Of course some of that isolationism comes from the Right. And the silence may also result from an unwillingness, shared by the Right, to offend commercially powerful Japan.

But more important is the fact that over the past half-century the meaning of the victory over Nazism has, if anything, become clearer, more unalloyed. The West’s victory in the cold war reinforced the wartime theme of democracy v. totalitarianism (even if it eroded the illusions of the alliance with Stalin). So has Germany’s confrontation with and repentance for the crimes of Nazism.

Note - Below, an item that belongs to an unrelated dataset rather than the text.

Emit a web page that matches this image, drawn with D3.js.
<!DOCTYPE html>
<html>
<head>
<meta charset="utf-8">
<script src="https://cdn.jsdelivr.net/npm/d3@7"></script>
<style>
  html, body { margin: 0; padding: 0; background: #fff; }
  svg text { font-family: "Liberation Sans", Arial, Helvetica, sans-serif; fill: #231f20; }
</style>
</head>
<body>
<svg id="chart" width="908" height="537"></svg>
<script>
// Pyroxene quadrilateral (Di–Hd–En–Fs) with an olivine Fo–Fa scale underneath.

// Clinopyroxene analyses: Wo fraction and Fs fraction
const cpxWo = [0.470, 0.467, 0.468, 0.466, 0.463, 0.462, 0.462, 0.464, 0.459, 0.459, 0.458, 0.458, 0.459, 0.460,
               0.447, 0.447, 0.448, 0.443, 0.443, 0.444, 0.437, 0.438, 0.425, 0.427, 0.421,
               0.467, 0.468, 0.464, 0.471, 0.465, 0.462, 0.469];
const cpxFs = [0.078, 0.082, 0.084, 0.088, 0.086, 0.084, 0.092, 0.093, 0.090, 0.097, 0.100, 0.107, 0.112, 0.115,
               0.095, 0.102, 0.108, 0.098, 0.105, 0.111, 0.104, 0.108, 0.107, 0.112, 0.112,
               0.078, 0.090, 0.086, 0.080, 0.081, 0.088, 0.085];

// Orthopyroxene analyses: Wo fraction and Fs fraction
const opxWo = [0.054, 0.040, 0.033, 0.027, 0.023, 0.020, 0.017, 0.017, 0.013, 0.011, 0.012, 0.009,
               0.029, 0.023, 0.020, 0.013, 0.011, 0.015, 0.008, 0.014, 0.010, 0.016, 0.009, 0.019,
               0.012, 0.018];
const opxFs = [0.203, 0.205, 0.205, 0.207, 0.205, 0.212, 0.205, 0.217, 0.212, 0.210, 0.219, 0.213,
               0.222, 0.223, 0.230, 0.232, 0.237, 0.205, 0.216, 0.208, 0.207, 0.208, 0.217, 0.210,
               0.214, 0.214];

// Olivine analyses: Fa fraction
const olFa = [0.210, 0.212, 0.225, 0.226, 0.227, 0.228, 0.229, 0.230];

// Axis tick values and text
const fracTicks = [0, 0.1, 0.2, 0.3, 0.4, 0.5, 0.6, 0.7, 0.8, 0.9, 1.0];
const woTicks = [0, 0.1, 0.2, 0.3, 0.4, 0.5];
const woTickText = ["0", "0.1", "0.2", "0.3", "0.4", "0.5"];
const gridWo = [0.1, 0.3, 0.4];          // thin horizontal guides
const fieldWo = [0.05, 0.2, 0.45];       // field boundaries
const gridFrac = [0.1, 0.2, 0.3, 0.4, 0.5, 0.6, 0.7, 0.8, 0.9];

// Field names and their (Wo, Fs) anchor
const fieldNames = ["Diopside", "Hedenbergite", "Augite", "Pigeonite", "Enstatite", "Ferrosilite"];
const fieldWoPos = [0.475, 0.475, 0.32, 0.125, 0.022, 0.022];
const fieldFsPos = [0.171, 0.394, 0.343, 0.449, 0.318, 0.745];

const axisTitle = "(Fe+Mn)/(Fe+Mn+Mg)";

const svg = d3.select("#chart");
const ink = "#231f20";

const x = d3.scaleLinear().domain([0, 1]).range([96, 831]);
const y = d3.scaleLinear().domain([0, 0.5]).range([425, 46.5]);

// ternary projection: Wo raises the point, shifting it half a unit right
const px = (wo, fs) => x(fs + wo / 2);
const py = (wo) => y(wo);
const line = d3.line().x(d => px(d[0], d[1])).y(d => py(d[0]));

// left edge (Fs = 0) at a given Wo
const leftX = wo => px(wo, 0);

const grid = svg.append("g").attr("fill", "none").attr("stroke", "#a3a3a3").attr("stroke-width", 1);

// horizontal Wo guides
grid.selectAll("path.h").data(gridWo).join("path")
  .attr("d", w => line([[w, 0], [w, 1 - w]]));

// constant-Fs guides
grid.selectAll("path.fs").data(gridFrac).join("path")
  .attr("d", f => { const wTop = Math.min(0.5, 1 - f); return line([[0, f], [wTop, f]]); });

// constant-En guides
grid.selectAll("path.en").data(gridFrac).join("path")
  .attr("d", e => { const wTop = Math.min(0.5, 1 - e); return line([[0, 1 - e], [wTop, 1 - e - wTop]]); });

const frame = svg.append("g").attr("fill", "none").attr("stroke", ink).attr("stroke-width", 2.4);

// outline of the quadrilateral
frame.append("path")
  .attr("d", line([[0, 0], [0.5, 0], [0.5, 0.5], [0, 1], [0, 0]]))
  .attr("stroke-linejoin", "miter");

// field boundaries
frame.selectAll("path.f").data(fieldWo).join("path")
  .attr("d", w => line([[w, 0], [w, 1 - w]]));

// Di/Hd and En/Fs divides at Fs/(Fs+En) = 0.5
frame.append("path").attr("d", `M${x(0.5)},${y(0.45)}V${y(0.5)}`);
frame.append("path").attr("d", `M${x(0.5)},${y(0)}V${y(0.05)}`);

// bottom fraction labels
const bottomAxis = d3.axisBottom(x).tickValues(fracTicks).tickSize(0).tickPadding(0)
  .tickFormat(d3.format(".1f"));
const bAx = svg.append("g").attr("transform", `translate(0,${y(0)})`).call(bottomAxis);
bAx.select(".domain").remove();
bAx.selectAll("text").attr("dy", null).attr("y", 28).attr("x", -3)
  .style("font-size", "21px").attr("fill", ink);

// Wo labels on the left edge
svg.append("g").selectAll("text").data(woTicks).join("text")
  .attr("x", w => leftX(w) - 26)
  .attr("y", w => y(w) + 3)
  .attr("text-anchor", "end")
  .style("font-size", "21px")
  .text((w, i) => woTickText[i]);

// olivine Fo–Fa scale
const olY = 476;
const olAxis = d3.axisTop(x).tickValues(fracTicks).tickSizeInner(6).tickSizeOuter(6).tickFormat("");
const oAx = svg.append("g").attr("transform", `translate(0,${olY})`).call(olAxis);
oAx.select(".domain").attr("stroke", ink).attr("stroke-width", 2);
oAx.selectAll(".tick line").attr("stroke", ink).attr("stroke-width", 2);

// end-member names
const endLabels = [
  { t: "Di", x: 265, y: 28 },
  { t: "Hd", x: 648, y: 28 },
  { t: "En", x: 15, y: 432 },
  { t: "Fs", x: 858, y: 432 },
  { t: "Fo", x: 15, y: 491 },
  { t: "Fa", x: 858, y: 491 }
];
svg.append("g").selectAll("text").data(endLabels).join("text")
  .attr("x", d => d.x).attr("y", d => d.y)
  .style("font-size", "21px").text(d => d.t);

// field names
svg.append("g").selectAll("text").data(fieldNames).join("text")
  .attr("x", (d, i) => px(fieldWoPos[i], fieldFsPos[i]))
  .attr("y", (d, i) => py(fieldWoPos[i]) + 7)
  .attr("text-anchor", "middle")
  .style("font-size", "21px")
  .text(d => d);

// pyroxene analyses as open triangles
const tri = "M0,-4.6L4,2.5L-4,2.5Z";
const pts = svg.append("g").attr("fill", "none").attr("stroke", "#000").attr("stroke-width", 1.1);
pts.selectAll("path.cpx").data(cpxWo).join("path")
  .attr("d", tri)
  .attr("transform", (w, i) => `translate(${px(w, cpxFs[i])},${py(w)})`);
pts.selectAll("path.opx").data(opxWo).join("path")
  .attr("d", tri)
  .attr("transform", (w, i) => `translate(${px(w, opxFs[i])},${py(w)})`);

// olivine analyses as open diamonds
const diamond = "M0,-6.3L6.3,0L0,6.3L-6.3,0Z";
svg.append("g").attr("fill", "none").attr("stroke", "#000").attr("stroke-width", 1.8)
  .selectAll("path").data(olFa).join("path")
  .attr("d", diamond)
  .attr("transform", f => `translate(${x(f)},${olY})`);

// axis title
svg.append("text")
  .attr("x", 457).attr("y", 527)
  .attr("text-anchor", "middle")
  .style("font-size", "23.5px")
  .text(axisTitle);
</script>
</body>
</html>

Remembrance of the Pacific war has been more complicated. Liberal guilt over the bomb and more general regret at the internment of Japanese-Americans has marred, for some, America’s victory. And there is a continuing ambiguity, a lack of closure, in our relationship to East Asia that prevents a full-throated commemoration. Our cold war with the Soviet Union is over, while our relations with China grow frostier by the month. Nor have the Japanese yet confronted their wartime crimes in any way comparable to the Germans. If the German case is any indication, only when Japan does so will its erstwhile enemies, and present-day allies, join them in serious inquiry into that ugly past. Until then, amnesia will remain a malady in both countries.